- **Recorded information**:
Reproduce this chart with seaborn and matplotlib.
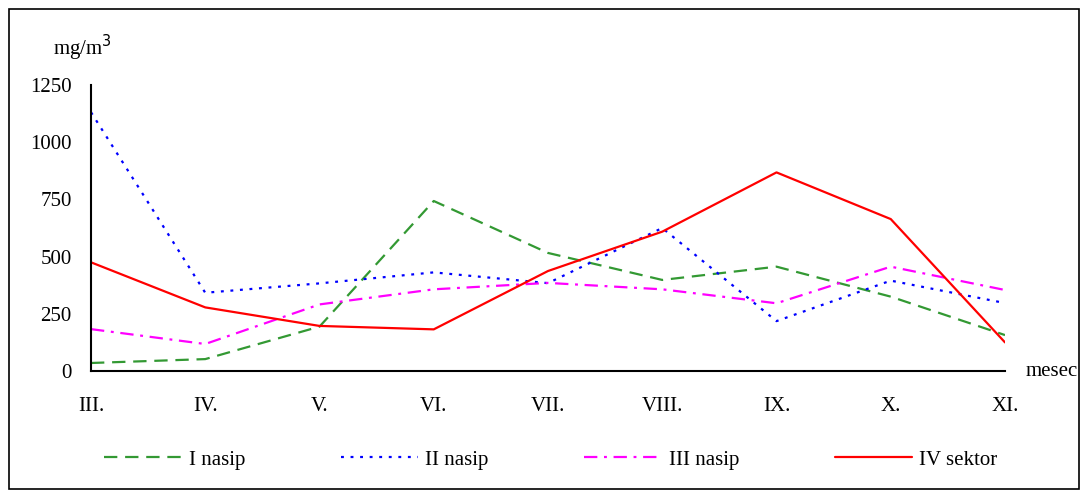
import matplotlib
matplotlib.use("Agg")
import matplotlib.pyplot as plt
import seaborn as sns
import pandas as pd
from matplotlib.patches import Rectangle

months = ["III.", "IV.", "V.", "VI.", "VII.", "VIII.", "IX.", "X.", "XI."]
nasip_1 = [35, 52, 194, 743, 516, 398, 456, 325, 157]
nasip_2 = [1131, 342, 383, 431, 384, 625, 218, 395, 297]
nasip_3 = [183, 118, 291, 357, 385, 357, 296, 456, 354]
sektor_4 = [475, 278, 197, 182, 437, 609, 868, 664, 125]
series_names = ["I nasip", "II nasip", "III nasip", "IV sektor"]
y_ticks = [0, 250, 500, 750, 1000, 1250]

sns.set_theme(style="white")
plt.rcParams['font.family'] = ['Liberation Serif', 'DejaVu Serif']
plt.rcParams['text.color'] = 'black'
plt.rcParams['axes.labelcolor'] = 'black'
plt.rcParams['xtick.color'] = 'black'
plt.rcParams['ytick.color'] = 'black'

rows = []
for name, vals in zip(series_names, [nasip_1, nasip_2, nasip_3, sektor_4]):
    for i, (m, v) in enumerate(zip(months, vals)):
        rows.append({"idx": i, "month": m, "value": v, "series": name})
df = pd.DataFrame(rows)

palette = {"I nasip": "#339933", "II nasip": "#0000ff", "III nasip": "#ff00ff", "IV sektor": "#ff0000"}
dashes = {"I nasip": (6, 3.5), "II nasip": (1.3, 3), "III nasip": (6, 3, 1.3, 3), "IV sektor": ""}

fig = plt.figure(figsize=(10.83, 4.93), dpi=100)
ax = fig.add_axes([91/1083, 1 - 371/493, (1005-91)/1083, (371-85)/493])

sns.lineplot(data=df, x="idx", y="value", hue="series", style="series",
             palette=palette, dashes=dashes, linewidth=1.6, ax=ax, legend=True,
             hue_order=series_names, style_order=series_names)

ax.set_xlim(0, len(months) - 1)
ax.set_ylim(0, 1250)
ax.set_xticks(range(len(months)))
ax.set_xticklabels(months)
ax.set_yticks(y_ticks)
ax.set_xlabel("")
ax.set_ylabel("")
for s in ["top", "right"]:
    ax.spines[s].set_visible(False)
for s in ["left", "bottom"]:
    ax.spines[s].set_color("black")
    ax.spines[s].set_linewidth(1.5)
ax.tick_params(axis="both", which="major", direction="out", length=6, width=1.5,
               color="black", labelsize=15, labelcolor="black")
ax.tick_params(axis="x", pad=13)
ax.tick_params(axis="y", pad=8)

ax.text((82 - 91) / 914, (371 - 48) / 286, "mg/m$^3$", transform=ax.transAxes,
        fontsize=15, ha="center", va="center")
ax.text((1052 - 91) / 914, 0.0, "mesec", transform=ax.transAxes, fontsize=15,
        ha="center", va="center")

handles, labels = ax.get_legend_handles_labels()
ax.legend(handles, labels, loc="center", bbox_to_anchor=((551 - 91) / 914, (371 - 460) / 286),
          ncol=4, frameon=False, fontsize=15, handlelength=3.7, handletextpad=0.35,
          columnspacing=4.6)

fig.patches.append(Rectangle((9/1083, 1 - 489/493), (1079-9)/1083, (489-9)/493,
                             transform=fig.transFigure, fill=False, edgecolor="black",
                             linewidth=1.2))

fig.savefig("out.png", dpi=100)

- **Requirements**: Write out each line of the listing above, exactly, from its first line to the line holding "from matplotlib.patches import Rectangle", inclusive. Skip the pictures.

- **Reply**:
Reproduce this chart with seaborn and matplotlib.
import matplotlib
matplotlib.use("Agg")
import matplotlib.pyplot as plt
import seaborn as sns
import pandas as pd
from matplotlib.patches import Rectangle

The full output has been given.